Why a package store? They met as students at Muhlenberg College in Pennsylvania. Coincidentally, a classmate, although not really a buddy, was Sam Calgione, founder of Dogfish Head, a Delaware brewery with a national reputation for top quality, often funky, brews.
In nearby Allentown, at a huge package store called Shangy’s, they were introduced to Chimay Reserve, a Belgium beer and everything just snowballed from there.

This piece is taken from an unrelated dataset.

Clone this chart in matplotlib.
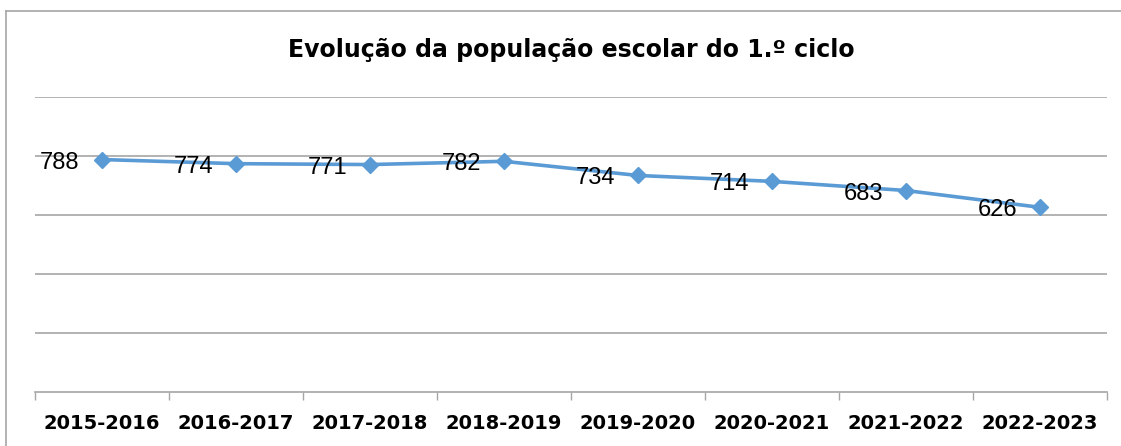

They were craft beer aficionados after that.
For the tour, the Attalahs had set up for tasting Southhampton Pumpkin Ale from Saratoga Springs, N.Y., and Ayinger Oktobertfest-Marzen from Germany.
From the huge selections, we picked to take home a milk stout and a growler of Equinox Ale, a product of Pisgah Brewing Co. at nearby Black Mountain, N.C.
The Brews Cruise is timed to end early enough in the evening to plan dinner. You’ve got time to check out one of the many other restaurants in Asheville, or you can sample the wares at Asheville Pizza and Brewing as we did, while enjoying a visit with co-owner Leigh Rangel.
The building itself is a worth a stop. The exterior features great science fiction murals and a flying saucer crashing into a tower on top of the building. Inside is a mural replicating the bar scene from the original “Star Wars” movie. Other decor includes a wall and ceiling where hundreds of remotes and cell phones have been glued in place. Lyons said many of them will try to come to life if you punch the right button.
The building was at one time a two-screen movie theater. It still has one screen where you can watch a second-run movie with pizza and beer.
While a variety of Italian foods and sandwiches are available, the pizza is the main course. We picked one with the unappetizing name of Moon Pie. However, unlike the marshmallow concoction, this was the usual pizza ingredients with toppings of spinach, portabella mushrooms, feta and artichoke hearts. It was every bit as good as the toppings sounded on paper.